Soooooooooooo…years later, when i finally got the chance to do a tv ad for beer, i came preloaded with the real-world knowledge of what it takes to sell a lot of beer: you create the right vibe, it happens.

Maybe not unsurprisingly, the very first bud light commercial i created was a big hit — no bow ties or waistcoats to be seen! and it was named best beer spot of the year by Ad Age. i was back selling beer again. albeit on a much bigger scale than The Lion’s Tower. and the Lion’s Tower was a very busy pub. so that’s really saying something.

The enduring appeal of sticking out one’s tongue and shouting “Wassup!”

It’s back.  I guess enough time has passed for the culture to have gotten over its Wassup! overdose in 2000.

The latest viral video charts show Wassup2008 at number one and the original Budweiser Wassup ad climbing up the charts at number 11.  Oh dear!
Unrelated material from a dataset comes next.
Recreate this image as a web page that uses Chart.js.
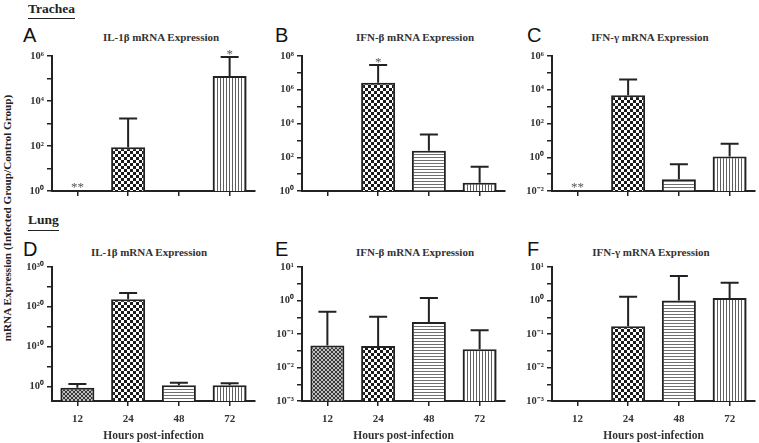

I can remember emerging slightly shell-shocked from the editing suite after we filmed the first Wassup! spots.  I’d listened to the phrase constantly for a week and was understandably heartily sick of hearing it.  So when people would come up to me and tell me, months later, how sick they were of hearing the phrase, i would nod politely and, in my head, go “Tell me about it pal!”.  I was arguably the first Wassup! burnout.

Like anything that is conspicuously successful, the whole Wassup! pop cultural phenomenon was written about and analyzed endlessly by the media at the time.  I recall being surprised about how blase i had become about being interviewed about the same thing over and over and over.  Lots of writers pointed out how the spots were great representations of male bonding etc…etc.

But for me the thing that made the whole thing work was much more basic.  And it was this.  When you screamed Wassuuuuuuup! a little bit of nervous energy left your upper body.  And you actually felt slightly better for saying it.  In much the same way that saying “IS NICE!!!” Borat-style is slightly cathartic.  It’s the same principle, physiologically speaking.

Go on, try saying both catchphrases.  You’ll feel better!